Quote Originally Posted by Talakeal View Post
Basically, my game is sort of like Pendragon in that you alternate adventuring phases and downtime phases.

By having only a single combat each adventure, the players were able to devote nearly 100% of their resources to the downtime phase, which they then used to buy or craft equipment far beyond what they would have in a normal game, which in turn meant they had an even easier time and used even less resources in the adventuring phase.

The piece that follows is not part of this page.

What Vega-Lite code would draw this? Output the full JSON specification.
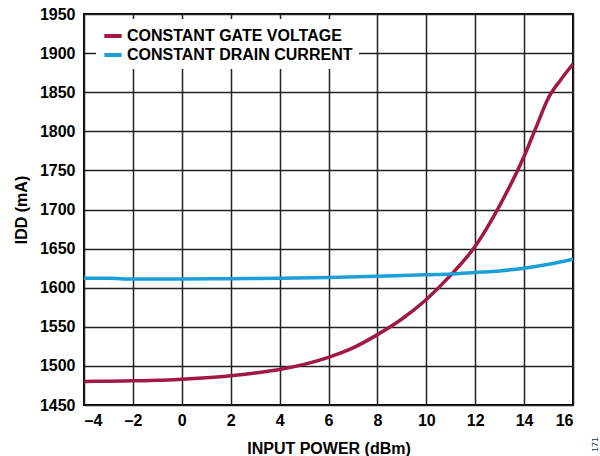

Now, in a normal game I could have simply adjusted combat difficulty or item costs on the fly, but this was specifically being used to test the combat math and challenge mechanics of my system, so I told my players I was going to need to alter the campaign so they had multiple fights every adventure, which the players didn't like; and then when one player actually died on the last fight of the adventure, it caused a total meltdown and the end of that campaign.
Considering what you knew about your players, how did you ever expect that to work ?

Such a setup has a couple of risks/downsides :

- By coupling advancement to performance, you have an inbuilt tendency to produce either a power runaway or a death spiral. (And not surprisingly exactly that has happened)
- By having permanent downtime progress depend on not using ressources in fights, ressource use in fights feels bad
- A close win feels like a loss as the characters are permanently weakened, only a curbstomp battle feels like a good achievement that benefits the characters.

I am not saying that this idea is horrible in general, there are ways to make it somewhat work. But it is something that really should never been used at your table with your players. Your problems were basically unavoidable with this. It didn't occur to me when you first described it because i didn't know much about the players yet, but now it seems utterly obvious.